Doch dann kündigt sich der Frühling an, als die Schafe ihre Niederkunft vorbereiten. Maria und Ingvar bringen die Lämmer mit zur Welt. Als ihr treuer Schäferhund plötzlich zu knurren beginnt, ereignet sich ein seltsames Wunder: Das Wesen, das Maria aus dem Körper des Tieres zieht, ist offenbar die Frucht des Übernatürlichen. Fassungslos starrt das Ehepaar auf das Neugeborene, das Maria schließlich in eine Decke hüllt und in ihr Schlafzimmer trägt.

Ohne viele Worte zu verlieren, bringt Ingvar ein Gitterbett vom Dachboden, das Bände spricht: Die erdrückende Schwere zwischen den beiden geht offensichtlich auf einen gemeinsamen Verlust zurück. Vor allem Maria scheint in der Gegenwart des kleinen Bündels aufzublühen. Ihr Blick ruht unablässig auf dem Neugeborenen. Ingvar fügt sich in seine neue Vaterrolle. Das lange leerstehende Kinderzimmer im Haus wird wiederbelebt.

Doch etwas stört die familiäre Idylle. Immer wieder reißt ein lautes Blöken das Paar aus dem Schlaf und lässt das kleine Wesen aufhorchen: Seine wahre Mutter beklagt am Fenstersims den Raub ihres Kindes. Kalte Wut steigt in Maria hoch. Schließlich nimmt sie das Gewehr zur Hand und setzt dem Leben des Muttertiers ein Ende. Doch ihre Tat wird nicht ohne Folgen bleiben.
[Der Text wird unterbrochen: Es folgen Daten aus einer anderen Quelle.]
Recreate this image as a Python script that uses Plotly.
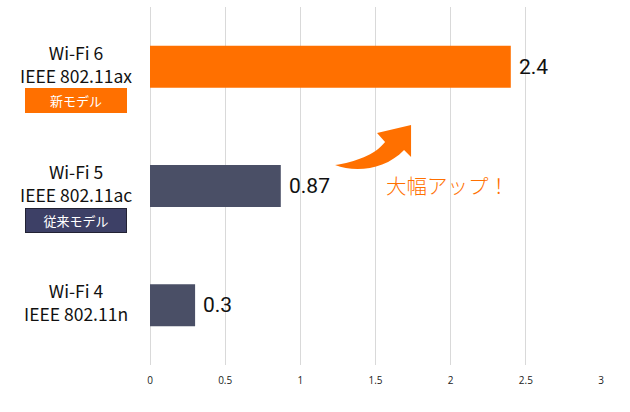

Valdemar Johannsson hat an der Filmhochschule von Bela Tarr in Sarajevo Regie studiert; Tarr hat Johannssons Debütfilm mitproduziert. Der Einfluss der “Slow Cinema”-Bewegung, zu der Tarr gezählt wird, ist deutlich spürbar. Die Bedeutung der Zeit und ihre meditative Ausdehnung eröffnen Fragen der Transzendenz. Allerdings reicht “Lamb” weder künstlerisch noch atmosphärisch ganz an die Meister des “Slow Cinemas” heran. Dazu sind die Einstellungen zu glatt und stilisiert; die inneren Prozesse der Figuren teilen sich selten über die reine Ebene der Bildgestaltung mit. Der Einbruch des Übernatürlichen kippt daher ungewollt vom Unheimlichen ins Absurde.

Das zeigt sich vor allem an dem schnell heranwachsenden Kind, das sich als ein Hybridwesen aus Mensch und Tier entpuppt. Mit einem Schafskopf, der in einem Anorak steckt, wirkt es weniger bedrohlich als unfreiwillig komisch. Darüber hinaus ist “Lamb” kein Beziehungsdrama, sondern eine Art transzendente Parabel, die sich vielfältiger Motive bedient.

Vor allem biblische Szenen über Undank, Gier und Vergeltung werden wachgerufen – und vermischen sich mit isländischer Folklore. Hier wird der Einfluss des Poeten Sigurjon Birgir Sigurdsson spürbar, mit dem Johannsson das Drehbuch verfasst hat. Der unter dem Künstlernamen Sjon bekannte Dichter ist vor allem durch seine Zusammenarbeit mit der Sängerin Björk bekannt geworden, doch auch seine surrealistischen Romane haben größere Beachtung gefunden.

Durch seine vielfältigen Einflüsse und Kollaborationen wird “Lamb” für zahlreiche Lesarten anschlussfähig. Die schönsten Momente sind unterdessen nicht die zwischenmenschlichen, sondern die langen Einstellungen auf Hunde, Katzen und Schafe. Kameramann Eli Arenson gibt ihnen immer wieder Raum, ihr Wesen zu entfalten, anstatt nur Staffage für die Dramen ihrer Besitzer zu sein.